Building Construction Was the Face of Technology at 14NAMC

Javier Irizarry with Astro in front and slide in background listing cutting-edge technologies in construction.
Wes McRae | October 19, 2023 – Atlanta, GA

The 14th North American Masonry Conference saw construction's future through a strong representation of the latest technology and innovation by the  School of Building Construction faculty and students. The conference, this year held in Nebraska and chaired by School Chair Ece Erdogmus, takes place every four years to share scientific, engineering, and architectural advances in masonry.

"We were the face of technology at the conference," Erdogmus said.

Scholars at all levels of the school presented new ideas throughout the conference. Undergraduate students Molly McLeod, Amanuel Shumuye, and Tyler Watson shared their work in the Undergraduate Student Competition.

Molly McLeod points to her presentation about augmented reality
Molly McLeod with her presentation about augmented reality.

McLeod won 2nd place in the Five-Minute Masonry Talk undergraduate student competition for her talk on using virtual reality (VR) and augmented reality (AR) to train future masons. "I was captivated by AR technology when Snapchat first released their selfie filters," McLeod said. "The School gave me the opportunity to use VR and AR with our Construction Technology curriculum."

"Professor Erdogmus encouraged me to step out of my comfort zone and submit an abstract for the conference competition. I was excited to speak to masonry scholars and professionals about an innovation I see changing industry for the better."

Stephen Kangisser talking to a room of people. A projected slide about educational summer camp is behind him.
Steven Kangisser gives a presentation on the School's pre-college summer program.

Ph.D. student Steven Kangisser presented use of advanced technology in the School’s pre-college summer program on behalf of the research team, who performed research on the efficacy of the curriculum developed from scratch through an internal grant.

Javier Irizarry, professor in the School, delivered a keynote on "Buildings, Robotics, and AI: Future of AEC." Postdoctoral scholar Semsi Rakici presented a paper on new modeling techniques to predict when and how masonry arches will fail.

Semsi Rakici talking to a room full of people. A slide projected on a screen nearby gives the title of her presentation, "Predicting the Ultimate Force and Collapse Mechanism of Masonry Arches via Peridynamic Modeling."
Semsi Rakici presents her research at the conference.

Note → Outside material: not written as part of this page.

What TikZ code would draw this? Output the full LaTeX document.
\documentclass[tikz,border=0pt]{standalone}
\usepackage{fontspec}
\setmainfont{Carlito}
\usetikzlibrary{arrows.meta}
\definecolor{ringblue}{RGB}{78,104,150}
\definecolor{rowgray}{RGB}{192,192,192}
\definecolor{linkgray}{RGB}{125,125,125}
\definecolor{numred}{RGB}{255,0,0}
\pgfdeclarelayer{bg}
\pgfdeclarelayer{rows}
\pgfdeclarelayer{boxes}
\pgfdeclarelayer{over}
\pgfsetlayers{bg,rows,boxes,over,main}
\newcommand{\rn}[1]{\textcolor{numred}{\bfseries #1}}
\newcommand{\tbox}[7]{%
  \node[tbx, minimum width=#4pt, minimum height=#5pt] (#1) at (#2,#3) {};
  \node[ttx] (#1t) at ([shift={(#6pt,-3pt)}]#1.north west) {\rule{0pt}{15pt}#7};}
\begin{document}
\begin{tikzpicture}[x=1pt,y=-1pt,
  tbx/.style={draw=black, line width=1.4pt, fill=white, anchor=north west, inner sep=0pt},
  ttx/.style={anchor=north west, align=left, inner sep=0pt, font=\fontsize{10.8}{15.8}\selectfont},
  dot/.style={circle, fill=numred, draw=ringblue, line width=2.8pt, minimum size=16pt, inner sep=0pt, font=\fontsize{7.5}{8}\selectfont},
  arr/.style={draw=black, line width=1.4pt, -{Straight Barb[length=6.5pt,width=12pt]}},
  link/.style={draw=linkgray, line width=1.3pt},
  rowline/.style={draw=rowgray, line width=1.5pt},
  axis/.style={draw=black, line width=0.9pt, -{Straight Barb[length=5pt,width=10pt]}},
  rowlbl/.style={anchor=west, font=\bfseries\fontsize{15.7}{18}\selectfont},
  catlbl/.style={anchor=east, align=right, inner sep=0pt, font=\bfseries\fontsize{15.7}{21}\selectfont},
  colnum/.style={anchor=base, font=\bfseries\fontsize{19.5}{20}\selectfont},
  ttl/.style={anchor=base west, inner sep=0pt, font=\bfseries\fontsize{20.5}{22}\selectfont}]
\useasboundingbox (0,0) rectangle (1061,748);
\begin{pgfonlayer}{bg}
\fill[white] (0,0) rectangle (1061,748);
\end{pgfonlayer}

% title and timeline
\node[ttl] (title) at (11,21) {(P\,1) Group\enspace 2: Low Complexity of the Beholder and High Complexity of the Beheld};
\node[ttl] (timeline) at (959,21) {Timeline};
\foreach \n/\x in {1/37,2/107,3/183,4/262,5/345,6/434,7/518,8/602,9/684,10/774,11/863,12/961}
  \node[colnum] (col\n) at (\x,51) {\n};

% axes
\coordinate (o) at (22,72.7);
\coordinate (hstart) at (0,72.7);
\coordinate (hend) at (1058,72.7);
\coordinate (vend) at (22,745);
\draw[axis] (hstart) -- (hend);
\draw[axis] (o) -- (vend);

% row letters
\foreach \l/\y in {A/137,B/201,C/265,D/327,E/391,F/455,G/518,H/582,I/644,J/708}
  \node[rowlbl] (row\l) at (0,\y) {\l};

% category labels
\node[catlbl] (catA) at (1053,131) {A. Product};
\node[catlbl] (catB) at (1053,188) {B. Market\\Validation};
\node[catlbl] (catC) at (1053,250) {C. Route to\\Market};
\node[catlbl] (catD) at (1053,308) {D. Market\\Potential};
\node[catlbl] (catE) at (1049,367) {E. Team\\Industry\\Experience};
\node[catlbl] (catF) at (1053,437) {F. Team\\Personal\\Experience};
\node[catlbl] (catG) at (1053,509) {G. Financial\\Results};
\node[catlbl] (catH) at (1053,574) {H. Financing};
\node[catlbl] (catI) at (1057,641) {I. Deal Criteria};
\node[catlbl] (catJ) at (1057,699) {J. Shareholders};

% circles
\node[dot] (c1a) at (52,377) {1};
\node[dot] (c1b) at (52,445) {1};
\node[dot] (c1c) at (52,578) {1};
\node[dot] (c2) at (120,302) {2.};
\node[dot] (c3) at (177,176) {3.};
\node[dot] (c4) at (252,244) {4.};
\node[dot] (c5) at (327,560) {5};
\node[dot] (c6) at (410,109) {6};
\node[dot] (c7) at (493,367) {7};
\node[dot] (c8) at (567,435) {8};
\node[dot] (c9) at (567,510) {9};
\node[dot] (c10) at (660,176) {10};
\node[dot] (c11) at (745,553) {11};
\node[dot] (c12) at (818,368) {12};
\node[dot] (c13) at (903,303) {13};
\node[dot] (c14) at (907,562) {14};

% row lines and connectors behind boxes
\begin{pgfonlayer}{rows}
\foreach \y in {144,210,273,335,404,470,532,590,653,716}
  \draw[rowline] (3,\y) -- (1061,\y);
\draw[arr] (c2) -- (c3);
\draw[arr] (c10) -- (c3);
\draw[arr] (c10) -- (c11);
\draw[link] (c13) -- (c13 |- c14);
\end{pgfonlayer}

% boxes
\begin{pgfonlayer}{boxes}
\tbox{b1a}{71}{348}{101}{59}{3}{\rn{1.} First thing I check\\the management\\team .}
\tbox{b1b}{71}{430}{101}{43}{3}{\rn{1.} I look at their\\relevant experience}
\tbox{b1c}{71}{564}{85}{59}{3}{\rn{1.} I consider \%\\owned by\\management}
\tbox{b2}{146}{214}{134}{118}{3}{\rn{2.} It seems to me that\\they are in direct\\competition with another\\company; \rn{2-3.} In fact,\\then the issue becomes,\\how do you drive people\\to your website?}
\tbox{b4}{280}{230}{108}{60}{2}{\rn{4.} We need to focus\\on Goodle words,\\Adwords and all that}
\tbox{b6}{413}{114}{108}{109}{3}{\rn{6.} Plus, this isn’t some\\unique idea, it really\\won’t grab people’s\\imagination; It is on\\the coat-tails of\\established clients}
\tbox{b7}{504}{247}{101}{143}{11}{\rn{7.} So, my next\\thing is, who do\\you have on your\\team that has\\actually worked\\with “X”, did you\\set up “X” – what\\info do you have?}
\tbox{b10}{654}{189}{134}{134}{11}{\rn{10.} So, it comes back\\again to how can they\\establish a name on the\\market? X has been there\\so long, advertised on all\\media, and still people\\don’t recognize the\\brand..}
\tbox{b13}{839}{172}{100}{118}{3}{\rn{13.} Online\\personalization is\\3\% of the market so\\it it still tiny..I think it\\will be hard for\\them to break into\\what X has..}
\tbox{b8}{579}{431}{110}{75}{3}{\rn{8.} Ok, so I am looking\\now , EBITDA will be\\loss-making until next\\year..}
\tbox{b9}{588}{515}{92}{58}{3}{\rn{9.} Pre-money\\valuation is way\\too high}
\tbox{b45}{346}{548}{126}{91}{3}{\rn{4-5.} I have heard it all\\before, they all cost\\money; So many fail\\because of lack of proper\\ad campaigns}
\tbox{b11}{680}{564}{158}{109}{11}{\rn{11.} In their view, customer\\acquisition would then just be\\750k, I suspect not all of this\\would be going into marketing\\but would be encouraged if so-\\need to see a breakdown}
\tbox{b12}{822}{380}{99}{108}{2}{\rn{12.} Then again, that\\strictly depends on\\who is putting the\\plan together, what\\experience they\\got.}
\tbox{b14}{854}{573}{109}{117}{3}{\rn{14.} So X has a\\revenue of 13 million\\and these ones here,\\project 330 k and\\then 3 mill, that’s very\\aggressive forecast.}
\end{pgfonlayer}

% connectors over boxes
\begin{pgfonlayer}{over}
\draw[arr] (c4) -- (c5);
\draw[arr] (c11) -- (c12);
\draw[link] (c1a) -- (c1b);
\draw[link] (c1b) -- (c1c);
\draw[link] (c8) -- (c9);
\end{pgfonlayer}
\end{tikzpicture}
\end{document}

Georgia Tech School of Building Construction also hosted an exhibition booth at the conference to recruit graduate students for the research-based and technology forward Masters and PhD programs offered at the school. Assistant Professor Omobolanle Ogunseiju demonstrated wearable robotic (exoskeleton) technology for the masonry contractors. Assistant Professor Ebenezer Fanijo joined a technical committee and networked with sustainable masonry construction practitioners and researchers. 

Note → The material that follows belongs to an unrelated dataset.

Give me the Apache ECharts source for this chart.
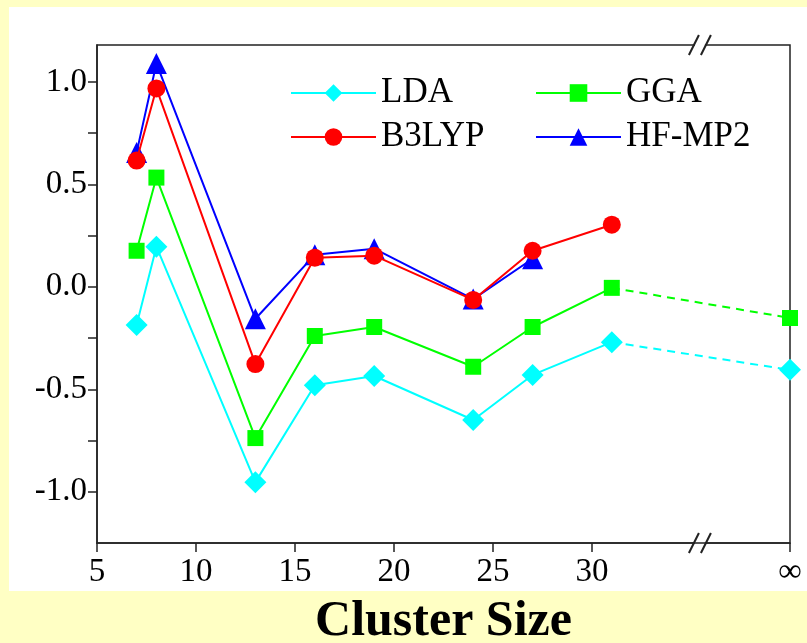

Erdogmus also announced the launch of the Women in Masonry Fund. The fund is a new initiative of The Masonry Society, the host of the conference, to increase female participation with Society in particular and the architecture/engineering/construction fields in general. Leading by example, Erdogmus and her husband, Brian Skourup, sponsored the Inaugural Women in Masonry Scholarship to fund conference participation and some travel expenses for a conference attendee. They also again donated to the pooled endowment for future award offerings. This initiative is an extension of the mission of Erdogmus and the School of Building Construction to build earth-shifting change for the construction industry by raising the ratio of women professionals. 

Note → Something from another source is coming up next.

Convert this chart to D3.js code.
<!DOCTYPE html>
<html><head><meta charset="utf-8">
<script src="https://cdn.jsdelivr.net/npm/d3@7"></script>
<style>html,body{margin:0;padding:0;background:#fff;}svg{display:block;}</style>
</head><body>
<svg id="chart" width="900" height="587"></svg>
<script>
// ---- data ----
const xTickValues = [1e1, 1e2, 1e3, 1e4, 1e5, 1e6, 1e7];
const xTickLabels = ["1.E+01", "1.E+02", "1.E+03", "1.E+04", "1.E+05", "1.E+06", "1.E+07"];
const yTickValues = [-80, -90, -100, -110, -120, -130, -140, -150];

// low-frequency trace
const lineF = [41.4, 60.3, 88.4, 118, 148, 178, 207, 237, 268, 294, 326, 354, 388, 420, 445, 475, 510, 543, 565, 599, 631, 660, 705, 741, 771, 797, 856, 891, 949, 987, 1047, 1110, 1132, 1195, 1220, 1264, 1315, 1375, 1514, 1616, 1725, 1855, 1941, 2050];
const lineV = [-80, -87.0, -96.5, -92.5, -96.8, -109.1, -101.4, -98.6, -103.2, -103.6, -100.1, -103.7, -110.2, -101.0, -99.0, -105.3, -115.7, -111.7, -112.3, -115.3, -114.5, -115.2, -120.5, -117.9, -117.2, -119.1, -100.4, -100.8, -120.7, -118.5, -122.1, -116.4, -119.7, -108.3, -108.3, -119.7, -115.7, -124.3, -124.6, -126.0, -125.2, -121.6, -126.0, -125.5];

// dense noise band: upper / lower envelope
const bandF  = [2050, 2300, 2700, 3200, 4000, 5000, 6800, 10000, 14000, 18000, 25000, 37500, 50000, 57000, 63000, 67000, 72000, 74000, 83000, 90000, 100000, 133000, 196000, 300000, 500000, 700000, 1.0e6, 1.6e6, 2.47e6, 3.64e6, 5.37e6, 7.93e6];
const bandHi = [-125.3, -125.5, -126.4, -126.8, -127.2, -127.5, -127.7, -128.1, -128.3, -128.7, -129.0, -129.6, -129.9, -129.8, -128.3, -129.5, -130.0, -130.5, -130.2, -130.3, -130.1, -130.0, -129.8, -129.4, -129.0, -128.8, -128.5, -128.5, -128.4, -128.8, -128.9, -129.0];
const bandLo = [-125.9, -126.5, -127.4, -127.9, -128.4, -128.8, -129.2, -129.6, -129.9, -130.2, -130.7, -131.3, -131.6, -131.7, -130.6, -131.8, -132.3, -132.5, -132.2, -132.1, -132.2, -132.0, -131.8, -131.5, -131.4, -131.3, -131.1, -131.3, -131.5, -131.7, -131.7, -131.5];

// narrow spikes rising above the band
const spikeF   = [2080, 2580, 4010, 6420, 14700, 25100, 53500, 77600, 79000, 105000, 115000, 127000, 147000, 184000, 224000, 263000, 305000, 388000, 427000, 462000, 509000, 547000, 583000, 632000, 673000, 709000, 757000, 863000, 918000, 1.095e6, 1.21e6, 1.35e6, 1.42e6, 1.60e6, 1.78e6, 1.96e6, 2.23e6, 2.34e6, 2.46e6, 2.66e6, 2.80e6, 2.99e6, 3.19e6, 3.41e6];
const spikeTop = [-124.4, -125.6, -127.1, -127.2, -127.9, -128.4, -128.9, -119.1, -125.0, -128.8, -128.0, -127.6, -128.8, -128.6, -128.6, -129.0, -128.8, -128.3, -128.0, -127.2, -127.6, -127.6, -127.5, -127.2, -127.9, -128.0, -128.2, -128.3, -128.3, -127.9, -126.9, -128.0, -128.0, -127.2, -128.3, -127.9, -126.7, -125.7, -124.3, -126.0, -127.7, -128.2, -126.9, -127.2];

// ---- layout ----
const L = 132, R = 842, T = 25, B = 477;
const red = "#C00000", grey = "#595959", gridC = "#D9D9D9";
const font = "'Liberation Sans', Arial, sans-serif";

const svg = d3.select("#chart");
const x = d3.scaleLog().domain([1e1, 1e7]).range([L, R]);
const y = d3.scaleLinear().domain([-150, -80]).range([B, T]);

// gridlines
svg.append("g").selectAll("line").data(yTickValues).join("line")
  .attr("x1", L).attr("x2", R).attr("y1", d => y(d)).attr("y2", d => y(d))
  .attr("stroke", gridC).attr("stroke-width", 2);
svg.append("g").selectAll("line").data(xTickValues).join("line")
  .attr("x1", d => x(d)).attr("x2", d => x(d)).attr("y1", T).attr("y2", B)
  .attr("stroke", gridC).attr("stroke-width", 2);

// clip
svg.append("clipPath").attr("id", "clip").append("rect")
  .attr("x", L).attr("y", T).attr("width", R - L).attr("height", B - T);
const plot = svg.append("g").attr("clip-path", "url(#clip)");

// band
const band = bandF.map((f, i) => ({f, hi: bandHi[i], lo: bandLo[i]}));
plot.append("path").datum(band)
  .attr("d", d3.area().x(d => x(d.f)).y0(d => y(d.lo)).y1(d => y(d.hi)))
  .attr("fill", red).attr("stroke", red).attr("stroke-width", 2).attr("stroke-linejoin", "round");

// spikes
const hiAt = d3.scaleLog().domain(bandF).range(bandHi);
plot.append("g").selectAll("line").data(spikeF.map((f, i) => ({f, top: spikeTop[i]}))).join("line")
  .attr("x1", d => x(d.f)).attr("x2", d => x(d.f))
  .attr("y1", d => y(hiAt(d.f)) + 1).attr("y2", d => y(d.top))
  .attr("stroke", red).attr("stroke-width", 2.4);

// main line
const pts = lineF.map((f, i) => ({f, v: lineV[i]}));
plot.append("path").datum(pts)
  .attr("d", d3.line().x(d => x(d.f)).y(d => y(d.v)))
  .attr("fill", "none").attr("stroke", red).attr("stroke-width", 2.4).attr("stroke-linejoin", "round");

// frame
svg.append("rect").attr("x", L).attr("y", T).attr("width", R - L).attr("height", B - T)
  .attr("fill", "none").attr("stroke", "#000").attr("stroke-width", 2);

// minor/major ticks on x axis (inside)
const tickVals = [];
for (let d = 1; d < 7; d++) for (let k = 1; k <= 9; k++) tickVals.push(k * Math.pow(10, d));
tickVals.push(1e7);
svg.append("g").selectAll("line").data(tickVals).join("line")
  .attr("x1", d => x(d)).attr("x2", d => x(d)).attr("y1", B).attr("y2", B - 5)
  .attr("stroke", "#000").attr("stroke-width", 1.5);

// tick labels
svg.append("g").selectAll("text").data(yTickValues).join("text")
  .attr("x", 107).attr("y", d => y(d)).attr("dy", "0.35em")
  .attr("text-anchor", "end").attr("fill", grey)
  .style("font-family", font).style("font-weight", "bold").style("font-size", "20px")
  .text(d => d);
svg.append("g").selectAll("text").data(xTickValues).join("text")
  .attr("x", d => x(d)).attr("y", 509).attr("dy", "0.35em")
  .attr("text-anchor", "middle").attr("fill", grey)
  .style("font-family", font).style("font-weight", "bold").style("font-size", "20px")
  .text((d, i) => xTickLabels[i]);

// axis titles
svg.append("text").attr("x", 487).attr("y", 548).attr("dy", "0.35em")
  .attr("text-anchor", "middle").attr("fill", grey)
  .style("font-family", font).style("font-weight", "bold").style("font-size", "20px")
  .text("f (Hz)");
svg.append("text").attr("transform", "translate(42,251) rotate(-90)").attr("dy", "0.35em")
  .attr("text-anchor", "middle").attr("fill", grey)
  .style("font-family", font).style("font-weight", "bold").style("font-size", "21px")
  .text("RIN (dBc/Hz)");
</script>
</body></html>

Erdogmus also enhanced this conference’s outreach component with an inaugural national K-2 STEM drawing competition, in which a first-grade student from Atlanta’s Morningside Elementary student took first place.

The conference was hosted in Omaha, Nebraska, miles away from the conference chair’s current position at Georgia Tech. The School changed this distance from an obstacle to an opportunity, using the trip for an outreach and awareness campaign. A total of eleven faculty and students represented Georgia Tech at the conference. Student ambassador Patrick Huntington and the School's mascot, construction robot dog Astro, made the long journey from Atlanta to Omaha, stopping at iconic locations along the route like Broadway in Nashville and the Gateway Arch in St. Louis. Wherever they went, Huntington and Astro talked to people they met about the changes coming to the construction industry and already implemented in construction science and management education at Georgia Tech.